Provided material ::

┌──

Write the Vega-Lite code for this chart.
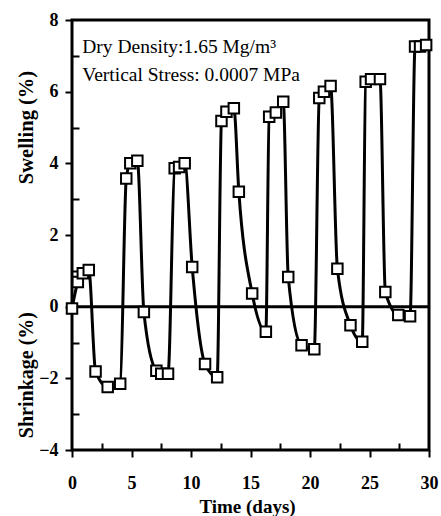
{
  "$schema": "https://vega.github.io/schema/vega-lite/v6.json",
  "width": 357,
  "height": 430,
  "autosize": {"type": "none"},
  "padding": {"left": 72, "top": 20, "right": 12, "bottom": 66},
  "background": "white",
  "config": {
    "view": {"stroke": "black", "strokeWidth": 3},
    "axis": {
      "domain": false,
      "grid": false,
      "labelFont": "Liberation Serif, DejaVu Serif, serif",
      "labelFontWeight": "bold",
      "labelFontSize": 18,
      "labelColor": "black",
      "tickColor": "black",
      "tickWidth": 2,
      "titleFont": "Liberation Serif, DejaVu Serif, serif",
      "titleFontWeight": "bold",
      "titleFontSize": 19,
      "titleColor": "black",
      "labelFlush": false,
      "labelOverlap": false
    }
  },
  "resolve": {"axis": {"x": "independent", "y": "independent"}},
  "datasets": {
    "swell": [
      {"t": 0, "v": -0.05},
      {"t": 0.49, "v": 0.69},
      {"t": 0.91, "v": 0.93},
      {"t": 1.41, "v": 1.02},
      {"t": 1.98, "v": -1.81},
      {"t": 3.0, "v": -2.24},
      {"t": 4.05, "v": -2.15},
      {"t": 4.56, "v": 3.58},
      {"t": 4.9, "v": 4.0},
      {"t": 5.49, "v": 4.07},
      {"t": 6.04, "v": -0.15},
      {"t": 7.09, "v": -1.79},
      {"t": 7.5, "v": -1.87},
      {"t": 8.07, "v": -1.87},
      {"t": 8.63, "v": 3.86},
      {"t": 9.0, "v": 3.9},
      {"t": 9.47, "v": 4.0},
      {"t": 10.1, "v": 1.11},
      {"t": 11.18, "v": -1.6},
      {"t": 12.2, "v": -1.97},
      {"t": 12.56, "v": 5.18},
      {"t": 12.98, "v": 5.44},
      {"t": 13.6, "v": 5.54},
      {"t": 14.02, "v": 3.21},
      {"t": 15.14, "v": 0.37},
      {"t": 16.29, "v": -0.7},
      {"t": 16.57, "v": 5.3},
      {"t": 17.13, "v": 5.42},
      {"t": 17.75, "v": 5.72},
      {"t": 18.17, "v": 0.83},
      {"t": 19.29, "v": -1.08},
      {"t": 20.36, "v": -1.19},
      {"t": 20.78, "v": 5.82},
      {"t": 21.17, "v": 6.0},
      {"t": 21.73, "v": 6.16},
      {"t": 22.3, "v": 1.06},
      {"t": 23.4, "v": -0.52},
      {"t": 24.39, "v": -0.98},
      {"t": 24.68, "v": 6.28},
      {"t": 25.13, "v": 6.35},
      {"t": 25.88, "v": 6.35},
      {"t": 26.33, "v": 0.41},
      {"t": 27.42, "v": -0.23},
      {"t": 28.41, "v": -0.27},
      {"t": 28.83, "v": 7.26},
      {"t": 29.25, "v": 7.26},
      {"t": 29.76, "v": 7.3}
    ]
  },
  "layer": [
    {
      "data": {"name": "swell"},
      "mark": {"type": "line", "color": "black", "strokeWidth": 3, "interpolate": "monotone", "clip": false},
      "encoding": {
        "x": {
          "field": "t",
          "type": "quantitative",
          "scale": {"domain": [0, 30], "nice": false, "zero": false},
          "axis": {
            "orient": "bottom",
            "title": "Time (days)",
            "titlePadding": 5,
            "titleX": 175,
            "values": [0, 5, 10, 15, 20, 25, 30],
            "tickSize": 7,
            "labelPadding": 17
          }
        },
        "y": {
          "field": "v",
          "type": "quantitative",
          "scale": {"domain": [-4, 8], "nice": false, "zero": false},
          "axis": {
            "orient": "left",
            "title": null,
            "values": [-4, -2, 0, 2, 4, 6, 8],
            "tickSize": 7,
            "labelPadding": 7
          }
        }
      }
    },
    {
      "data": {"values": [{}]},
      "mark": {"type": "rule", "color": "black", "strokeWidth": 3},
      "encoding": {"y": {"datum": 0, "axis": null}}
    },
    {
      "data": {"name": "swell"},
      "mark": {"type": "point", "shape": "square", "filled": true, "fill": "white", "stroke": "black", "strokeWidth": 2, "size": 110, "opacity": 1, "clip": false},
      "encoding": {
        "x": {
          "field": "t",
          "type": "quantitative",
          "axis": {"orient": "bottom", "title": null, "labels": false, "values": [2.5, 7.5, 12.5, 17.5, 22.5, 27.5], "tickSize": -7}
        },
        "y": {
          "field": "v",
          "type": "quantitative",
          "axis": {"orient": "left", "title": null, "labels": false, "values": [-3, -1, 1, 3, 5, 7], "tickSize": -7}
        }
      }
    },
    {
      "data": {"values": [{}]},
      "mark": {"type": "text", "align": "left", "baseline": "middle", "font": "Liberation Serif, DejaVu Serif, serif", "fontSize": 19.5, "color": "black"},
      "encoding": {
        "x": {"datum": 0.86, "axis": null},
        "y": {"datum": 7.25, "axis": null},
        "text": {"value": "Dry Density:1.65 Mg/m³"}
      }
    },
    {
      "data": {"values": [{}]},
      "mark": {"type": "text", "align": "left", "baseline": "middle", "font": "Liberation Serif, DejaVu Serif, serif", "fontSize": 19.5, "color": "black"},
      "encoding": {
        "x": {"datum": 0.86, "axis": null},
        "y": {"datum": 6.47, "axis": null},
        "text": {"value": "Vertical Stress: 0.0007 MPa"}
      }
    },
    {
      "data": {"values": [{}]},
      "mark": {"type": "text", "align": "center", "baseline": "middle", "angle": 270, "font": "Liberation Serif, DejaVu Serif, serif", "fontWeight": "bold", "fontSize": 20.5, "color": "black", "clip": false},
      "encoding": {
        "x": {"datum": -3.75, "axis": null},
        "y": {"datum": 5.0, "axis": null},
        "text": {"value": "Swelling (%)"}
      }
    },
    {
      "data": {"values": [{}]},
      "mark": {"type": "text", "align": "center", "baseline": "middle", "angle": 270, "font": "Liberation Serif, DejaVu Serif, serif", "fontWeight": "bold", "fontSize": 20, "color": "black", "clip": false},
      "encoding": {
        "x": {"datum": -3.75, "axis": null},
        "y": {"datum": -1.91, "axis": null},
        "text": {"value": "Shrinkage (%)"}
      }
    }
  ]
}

└──

Exercise details ::
Repeat the material exactly as it reads, without any of its pictures.

Response to the task ::
Write the Vega-Lite code for this chart.
{
  "$schema": "https://vega.github.io/schema/vega-lite/v6.json",
  "width": 357,
  "height": 430,
  "autosize": {"type": "none"},
  "padding": {"left": 72, "top": 20, "right": 12, "bottom": 66},
  "background": "white",
  "config": {
    "view": {"stroke": "black", "strokeWidth": 3},
    "axis": {
      "domain": false,
      "grid": false,
      "labelFont": "Liberation Serif, DejaVu Serif, serif",
      "labelFontWeight": "bold",
      "labelFontSize": 18,
      "labelColor": "black",
      "tickColor": "black",
      "tickWidth": 2,
      "titleFont": "Liberation Serif, DejaVu Serif, serif",
      "titleFontWeight": "bold",
      "titleFontSize": 19,
      "titleColor": "black",
      "labelFlush": false,
      "labelOverlap": false
    }
  },
  "resolve": {"axis": {"x": "independent", "y": "independent"}},
  "datasets": {
    "swell": [
      {"t": 0, "v": -0.05},
      {"t": 0.49, "v": 0.69},
      {"t": 0.91, "v": 0.93},
      {"t": 1.41, "v": 1.02},
      {"t": 1.98, "v": -1.81},
      {"t": 3.0, "v": -2.24},
      {"t": 4.05, "v": -2.15},
      {"t": 4.56, "v": 3.58},
      {"t": 4.9, "v": 4.0},
      {"t": 5.49, "v": 4.07},
      {"t": 6.04, "v": -0.15},
      {"t": 7.09, "v": -1.79},
      {"t": 7.5, "v": -1.87},
      {"t": 8.07, "v": -1.87},
      {"t": 8.63, "v": 3.86},
      {"t": 9.0, "v": 3.9},
      {"t": 9.47, "v": 4.0},
      {"t": 10.1, "v": 1.11},
      {"t": 11.18, "v": -1.6},
      {"t": 12.2, "v": -1.97},
      {"t": 12.56, "v": 5.18},
      {"t": 12.98, "v": 5.44},
      {"t": 13.6, "v": 5.54},
      {"t": 14.02, "v": 3.21},
      {"t": 15.14, "v": 0.37},
      {"t": 16.29, "v": -0.7},
      {"t": 16.57, "v": 5.3},
      {"t": 17.13, "v": 5.42},
      {"t": 17.75, "v": 5.72},
      {"t": 18.17, "v": 0.83},
      {"t": 19.29, "v": -1.08},
      {"t": 20.36, "v": -1.19},
      {"t": 20.78, "v": 5.82},
      {"t": 21.17, "v": 6.0},
      {"t": 21.73, "v": 6.16},
      {"t": 22.3, "v": 1.06},
      {"t": 23.4, "v": -0.52},
      {"t": 24.39, "v": -0.98},
      {"t": 24.68, "v": 6.28},
      {"t": 25.13, "v": 6.35},
      {"t": 25.88, "v": 6.35},
      {"t": 26.33, "v": 0.41},
      {"t": 27.42, "v": -0.23},
      {"t": 28.41, "v": -0.27},
      {"t": 28.83, "v": 7.26},
      {"t": 29.25, "v": 7.26},
      {"t": 29.76, "v": 7.3}
    ]
  },
  "layer": [
    {
      "data": {"name": "swell"},
      "mark": {"type": "line", "color": "black", "strokeWidth": 3, "interpolate": "monotone", "clip": false},
      "encoding": {
        "x": {
          "field": "t",
          "type": "quantitative",
          "scale": {"domain": [0, 30], "nice": false, "zero": false},
          "axis": {
            "orient": "bottom",
            "title": "Time (days)",
            "titlePadding": 5,
            "titleX": 175,
            "values": [0, 5, 10, 15, 20, 25, 30],
            "tickSize": 7,
            "labelPadding": 17
          }
        },
        "y": {
          "field": "v",
          "type": "quantitative",
          "scale": {"domain": [-4, 8], "nice": false, "zero": false},
          "axis": {
            "orient": "left",
            "title": null,
            "values": [-4, -2, 0, 2, 4, 6, 8],
            "tickSize": 7,
            "labelPadding": 7
          }
        }
      }
    },
    {
      "data": {"values": [{}]},
      "mark": {"type": "rule", "color": "black", "strokeWidth": 3},
      "encoding": {"y": {"datum": 0, "axis": null}}
    },
    {
      "data": {"name": "swell"},
      "mark": {"type": "point", "shape": "square", "filled": true, "fill": "white", "stroke": "black", "strokeWidth": 2, "size": 110, "opacity": 1, "clip": false},
      "encoding": {
        "x": {
          "field": "t",
          "type": "quantitative",
          "axis": {"orient": "bottom", "title": null, "labels": false, "values": [2.5, 7.5, 12.5, 17.5, 22.5, 27.5], "tickSize": -7}
        },
        "y": {
          "field": "v",
          "type": "quantitative",
          "axis": {"orient": "left", "title": null, "labels": false, "values": [-3, -1, 1, 3, 5, 7], "tickSize": -7}
        }
      }
    },
    {
      "data": {"values": [{}]},
      "mark": {"type": "text", "align": "left", "baseline": "middle", "font": "Liberation Serif, DejaVu Serif, serif", "fontSize": 19.5, "color": "black"},
      "encoding": {
        "x": {"datum": 0.86, "axis": null},
        "y": {"datum": 7.25, "axis": null},
        "text": {"value": "Dry Density:1.65 Mg/m³"}
      }
    },
    {
      "data": {"values": [{}]},
      "mark": {"type": "text", "align": "left", "baseline": "middle", "font": "Liberation Serif, DejaVu Serif, serif", "fontSize": 19.5, "color": "black"},
      "encoding": {
        "x": {"datum": 0.86, "axis": null},
        "y": {"datum": 6.47, "axis": null},
        "text": {"value": "Vertical Stress: 0.0007 MPa"}
      }
    },
    {
      "data": {"values": [{}]},
      "mark": {"type": "text", "align": "center", "baseline": "middle", "angle": 270, "font": "Liberation Serif, DejaVu Serif, serif", "fontWeight": "bold", "fontSize": 20.5, "color": "black", "clip": false},
      "encoding": {
        "x": {"datum": -3.75, "axis": null},
        "y": {"datum": 5.0, "axis": null},
        "text": {"value": "Swelling (%)"}
      }
    },
    {
      "data": {"values": [{}]},
      "mark": {"type": "text", "align": "center", "baseline": "middle", "angle": 270, "font": "Liberation Serif, DejaVu Serif, serif", "fontWeight": "bold", "fontSize": 20, "color": "black", "clip": false},
      "encoding": {
        "x": {"datum": -3.75, "axis": null},
        "y": {"datum": -1.91, "axis": null},
        "text": {"value": "Shrinkage (%)"}
      }
    }
  ]
}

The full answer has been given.